You can also whip olive oil into desserts. Olive oil cake always delights, but why stop there? Whisk a fruity variety of extra virgin olive oil into mango sorbet, and the flavors blend organically while the fat softens the icy edges. Or wield it instead of butter in these cocoa crispies, which also have a touch of honey to lend a deeper sweetness than sugar alone. Our pick for both of these treats: Les Moulins Mahjoub ($11.90 for 375 ml, mypanier.com).
Recipes and Food Styling by Lauryn Tyrell. Prop Styling by Tanya Graff. Art Direction by James Maikowski.
Fennel, Avocado, and Satsuma Salad
Here's a salad that shines in the winter but tastes great year round. When crunchy fennel and creamy avocado meet sweet citrus, there's no need for vinegar or a vinaigrette. The juices from the satsuma mandarins combine with a finishing touch of olive oil for the best of dressings.
Vinegared Pork Chop Milanese with Radish Salad
Channel the Italians when you fry with olive oil. This Venetian dish starts with a pounded, breaded pork chops sizzled in a thin layer of olive oil; it ends with a splash of white vinegar to infuse its crust, akin to a salt-and-vinegar potato chip. A salad of radishes, dill, parsley, and shallot, scattered on top at the end, introduces a different kind of crunch, one that's bright and fresh.
Olive-Oil-Fried Potatoes with Aioli
The classic patatas bravas you order in a tapas bar are cubed and deep-fried. Here, the potatoes are cut into wedges for handy dipping in homemade aioli. Another inspired move is parboiling the sliced-up spuds and letting them dry on a baking sheet before frying, which guarantees a creamy center and ASMR-ready shell.
Olive Oil-Fried Eggs
Oil-Poached Halibut with Fennel, Tomatoes, and Mashed Potatoes
Olive oil isn't only for frying. When you use olive oil for poaching, it gives fish like halibut a wonderfully rich, almost buttery flavor.
Herby Shrimp-and-Feta Bake
Shrimp cook quickly, which means they can overcook easily. Here's a radical idea: Roast a pound of shrimp low and slow, nearly submerged in olive oil, like a confit. A saffron marinade ups the elegance—and you need only a pinch of the spice, since mashing it with salt and sugar and adding lemon juice disperses it. Round out the recipe with chopped herbs and creamy feta, and you have a sublime appetizer to serve with crusty bread.
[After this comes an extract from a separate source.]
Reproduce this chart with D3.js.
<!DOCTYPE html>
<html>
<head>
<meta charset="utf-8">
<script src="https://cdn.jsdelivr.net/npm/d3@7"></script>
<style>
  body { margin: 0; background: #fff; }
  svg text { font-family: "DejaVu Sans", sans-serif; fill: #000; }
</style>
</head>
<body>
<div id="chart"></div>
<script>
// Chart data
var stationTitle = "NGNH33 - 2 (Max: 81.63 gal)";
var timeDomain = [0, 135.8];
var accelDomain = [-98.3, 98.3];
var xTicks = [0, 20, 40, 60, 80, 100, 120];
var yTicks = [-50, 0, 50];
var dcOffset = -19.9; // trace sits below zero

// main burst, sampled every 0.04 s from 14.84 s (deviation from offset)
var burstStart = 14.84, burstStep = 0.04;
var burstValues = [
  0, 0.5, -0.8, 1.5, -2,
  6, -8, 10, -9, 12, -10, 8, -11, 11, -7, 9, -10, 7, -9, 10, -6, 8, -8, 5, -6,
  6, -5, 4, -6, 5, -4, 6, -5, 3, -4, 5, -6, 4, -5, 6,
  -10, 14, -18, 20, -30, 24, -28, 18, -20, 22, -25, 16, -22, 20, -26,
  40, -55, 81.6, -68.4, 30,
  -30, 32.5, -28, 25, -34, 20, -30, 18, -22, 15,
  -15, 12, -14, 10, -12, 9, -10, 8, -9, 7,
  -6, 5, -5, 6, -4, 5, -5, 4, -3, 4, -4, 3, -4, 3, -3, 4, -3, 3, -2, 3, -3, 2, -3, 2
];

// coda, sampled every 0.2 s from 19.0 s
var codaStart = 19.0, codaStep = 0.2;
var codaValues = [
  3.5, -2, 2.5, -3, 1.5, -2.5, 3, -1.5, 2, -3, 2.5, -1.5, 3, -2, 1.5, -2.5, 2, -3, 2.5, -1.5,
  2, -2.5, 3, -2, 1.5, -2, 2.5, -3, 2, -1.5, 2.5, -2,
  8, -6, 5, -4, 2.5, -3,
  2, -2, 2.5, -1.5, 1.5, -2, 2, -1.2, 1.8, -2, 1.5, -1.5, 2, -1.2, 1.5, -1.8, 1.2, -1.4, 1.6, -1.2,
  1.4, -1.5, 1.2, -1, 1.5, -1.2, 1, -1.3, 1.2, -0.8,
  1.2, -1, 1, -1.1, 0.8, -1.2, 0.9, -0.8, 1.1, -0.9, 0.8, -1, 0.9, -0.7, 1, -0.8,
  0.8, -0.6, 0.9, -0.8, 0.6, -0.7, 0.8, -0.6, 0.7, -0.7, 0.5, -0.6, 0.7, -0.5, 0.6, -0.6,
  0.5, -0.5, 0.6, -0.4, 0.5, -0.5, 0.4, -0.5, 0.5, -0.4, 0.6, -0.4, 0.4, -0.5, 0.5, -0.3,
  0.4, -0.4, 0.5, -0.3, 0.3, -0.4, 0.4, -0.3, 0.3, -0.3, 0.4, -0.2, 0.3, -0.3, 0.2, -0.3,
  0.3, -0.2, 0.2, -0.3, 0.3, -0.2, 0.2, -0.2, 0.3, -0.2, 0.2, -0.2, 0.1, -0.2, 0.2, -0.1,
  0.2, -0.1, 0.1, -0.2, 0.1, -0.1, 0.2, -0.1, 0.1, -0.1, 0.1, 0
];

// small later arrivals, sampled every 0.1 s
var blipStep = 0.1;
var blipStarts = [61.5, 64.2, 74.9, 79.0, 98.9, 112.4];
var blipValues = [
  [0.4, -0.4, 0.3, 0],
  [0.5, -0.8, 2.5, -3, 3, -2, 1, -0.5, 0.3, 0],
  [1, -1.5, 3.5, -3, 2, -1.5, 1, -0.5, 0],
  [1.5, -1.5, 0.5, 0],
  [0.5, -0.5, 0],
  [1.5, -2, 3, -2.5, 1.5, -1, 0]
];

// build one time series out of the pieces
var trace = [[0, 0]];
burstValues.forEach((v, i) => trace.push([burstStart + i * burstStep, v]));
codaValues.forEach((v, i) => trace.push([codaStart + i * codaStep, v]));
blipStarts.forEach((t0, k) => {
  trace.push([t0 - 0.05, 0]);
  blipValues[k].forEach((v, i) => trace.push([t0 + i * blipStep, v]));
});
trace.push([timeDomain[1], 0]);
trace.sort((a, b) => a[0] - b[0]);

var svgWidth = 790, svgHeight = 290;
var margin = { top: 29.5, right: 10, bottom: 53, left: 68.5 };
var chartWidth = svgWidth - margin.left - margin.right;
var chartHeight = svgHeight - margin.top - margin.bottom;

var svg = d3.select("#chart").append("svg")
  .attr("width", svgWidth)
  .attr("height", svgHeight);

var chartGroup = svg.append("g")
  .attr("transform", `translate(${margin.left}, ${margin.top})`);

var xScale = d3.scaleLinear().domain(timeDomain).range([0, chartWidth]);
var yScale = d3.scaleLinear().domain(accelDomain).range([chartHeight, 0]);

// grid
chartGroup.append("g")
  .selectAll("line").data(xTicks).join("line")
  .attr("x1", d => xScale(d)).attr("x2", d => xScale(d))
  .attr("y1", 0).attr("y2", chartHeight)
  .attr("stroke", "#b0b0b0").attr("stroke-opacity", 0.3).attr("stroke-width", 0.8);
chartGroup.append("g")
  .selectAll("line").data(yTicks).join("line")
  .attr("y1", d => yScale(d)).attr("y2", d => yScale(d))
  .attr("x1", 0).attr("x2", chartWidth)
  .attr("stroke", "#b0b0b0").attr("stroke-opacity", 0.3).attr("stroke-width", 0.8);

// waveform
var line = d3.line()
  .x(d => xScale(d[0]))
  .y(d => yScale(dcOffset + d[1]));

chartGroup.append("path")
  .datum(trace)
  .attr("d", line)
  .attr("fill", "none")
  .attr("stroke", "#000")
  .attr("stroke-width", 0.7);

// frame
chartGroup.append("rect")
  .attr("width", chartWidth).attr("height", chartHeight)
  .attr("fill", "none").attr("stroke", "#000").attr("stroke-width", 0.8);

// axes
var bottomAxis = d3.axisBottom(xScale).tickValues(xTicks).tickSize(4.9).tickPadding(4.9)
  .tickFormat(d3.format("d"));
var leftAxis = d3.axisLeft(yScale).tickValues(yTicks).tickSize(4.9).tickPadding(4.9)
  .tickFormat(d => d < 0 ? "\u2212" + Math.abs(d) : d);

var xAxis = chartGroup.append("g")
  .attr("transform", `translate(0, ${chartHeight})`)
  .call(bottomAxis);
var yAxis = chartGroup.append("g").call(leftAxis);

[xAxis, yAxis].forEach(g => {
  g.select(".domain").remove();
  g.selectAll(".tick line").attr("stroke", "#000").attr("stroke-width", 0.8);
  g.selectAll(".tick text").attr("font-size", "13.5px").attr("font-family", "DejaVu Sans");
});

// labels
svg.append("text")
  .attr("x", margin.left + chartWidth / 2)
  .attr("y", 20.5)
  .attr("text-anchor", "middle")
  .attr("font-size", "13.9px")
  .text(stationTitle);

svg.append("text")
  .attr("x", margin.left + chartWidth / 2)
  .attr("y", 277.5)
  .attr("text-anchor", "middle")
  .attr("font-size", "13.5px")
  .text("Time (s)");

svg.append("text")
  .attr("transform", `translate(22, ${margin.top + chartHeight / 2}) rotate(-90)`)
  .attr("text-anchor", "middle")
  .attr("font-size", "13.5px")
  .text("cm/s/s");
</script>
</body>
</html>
Baked Chicken Legs with Chickpeas, Olives, and Greens
This world-class one-pan meal is the ticket. Its flavor profile is Mediterranean, thanks to a spice rub of chile flakes, thyme, and coriander. Drizzled generously with olive oil, the chicken legs, orange slices, and chickpeas roast together, getting crispy on the outside and meltingly tender throughout. The final genius touch is tossing in olives and big handfuls of greens—mustard, dandelion, baby kale—for the last minute. Dinner is served.
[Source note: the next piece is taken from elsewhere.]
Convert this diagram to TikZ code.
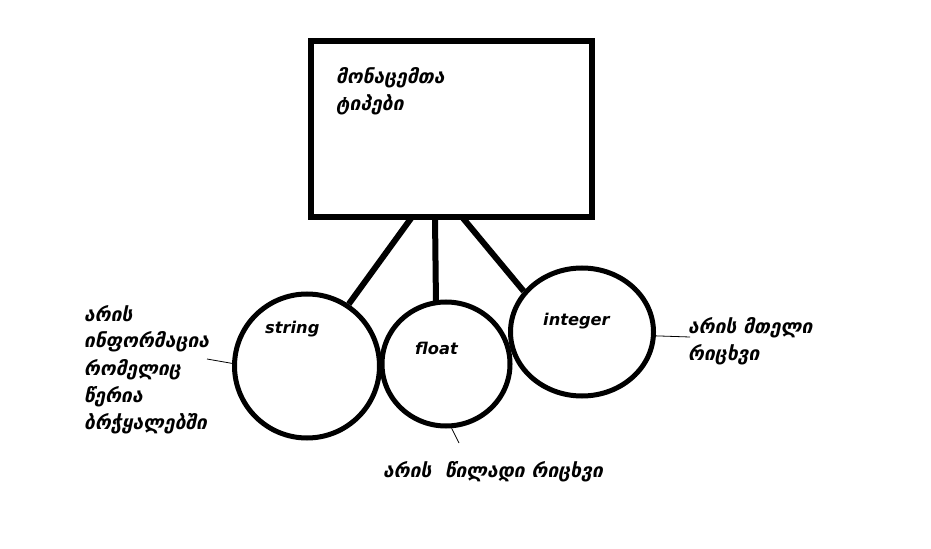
\documentclass[tikz,border=0pt]{standalone}
\usepackage{fontspec}
\setmainfont{DejaVu Sans}
\usetikzlibrary{shapes.geometric}
\begin{document}
\begin{tikzpicture}[x=1bp,y=-1bp,
  geo/.style={font=\bfseries\itshape\fontsize{19.4}{26}\selectfont, inner sep=0pt, anchor=base west},
  eng/.style={font=\bfseries\itshape\fontsize{16.3}{20}\selectfont, inner sep=0pt, anchor=base west},
  bubble/.style={draw, ellipse, line width=5bp, inner sep=0pt},
  thick line/.style={line width=6bp},
  thin line/.style={line width=0.8bp}]
\useasboundingbox (0,0) rectangle (931,549);
\node[draw, line width=6bp, minimum width=281bp, minimum height=176bp, inner sep=0pt] (box) at (451.5,129) {};
\node[geo] (t1) at (336,84) {მონაცემთა};
\node[geo] (t2) at (336,111) {ტიპები};
\node[bubble, minimum width=145bp, minimum height=144bp] (string) at (307,366) {};
\node[bubble, minimum width=128bp, minimum height=124bp] (float) at (446,364) {};
\node[bubble, minimum width=143bp, minimum height=128bp] (integer) at (582,332) {};
\node[eng] (ls) at (265,334) {string};
\node[eng] (lf) at (415,355) {float};
\node[eng] (li) at (543,326) {integer};
\coordinate (b1) at (412,217);
\coordinate (b2) at (435,217);
\coordinate (b3) at (462,217);
\draw[thick line] (b1) -- (string.56);
\draw[thick line] (b2) -- (436,305) coordinate (f1);
\draw[thick line] (b3) -- (integer.145);
\node[geo] (l1) at (84,322) {არის};
\node[geo] (l2) at (84,348) {ინფორმაცია};
\node[geo] (l3) at (84,375) {რომელიც};
\node[geo] (l4) at (84,402) {წერია};
\node[geo] (l5) at (84,429) {ბრჭყალებში};
\node[geo] (bot) at (383,477) {არის\ \ წილადი რიცხვი};
\node[geo] (r1) at (688,334) {არის მთელი};
\node[geo] (r2) at (688,361) {რიცხვი};
\coordinate (lc) at (207,359);
\draw[thin line] (lc) -- (string.178);
\coordinate (bc) at (459,443);
\draw[thin line] (float.-85) -- (bc);
\coordinate (rc) at (690,337);
\draw[thin line] (integer.-3) -- (rc);
\end{tikzpicture}
\end{document}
Spaghetti with Garlic, Oil, and Chile
Spaghetti and olive oil are endlessly versatile and effortlessly carry a dish on their own. Combine the two and you really have something to savor. Here, they work with with garlic, a little fresh chile, plenty of pasta water (our not-so-secret ingredient), and some Parmesan grated on top.
Mango-Olive Oil Sorbet
Take olive oil into sweet territory. Here a fruity variety of olive oil is whisked into mango purée for a decadent tasting sorbet.
Chocolate-Olive Oil Crisps
Lemon-Olive Oil Cake
Cakes made with olive oil keep better than cakes made with butter, but this lemony wonder won't be around long enough for you to test that theory. It's delicious simply dusted with confectioners' sugar or paired with berries and whipped mascarpone.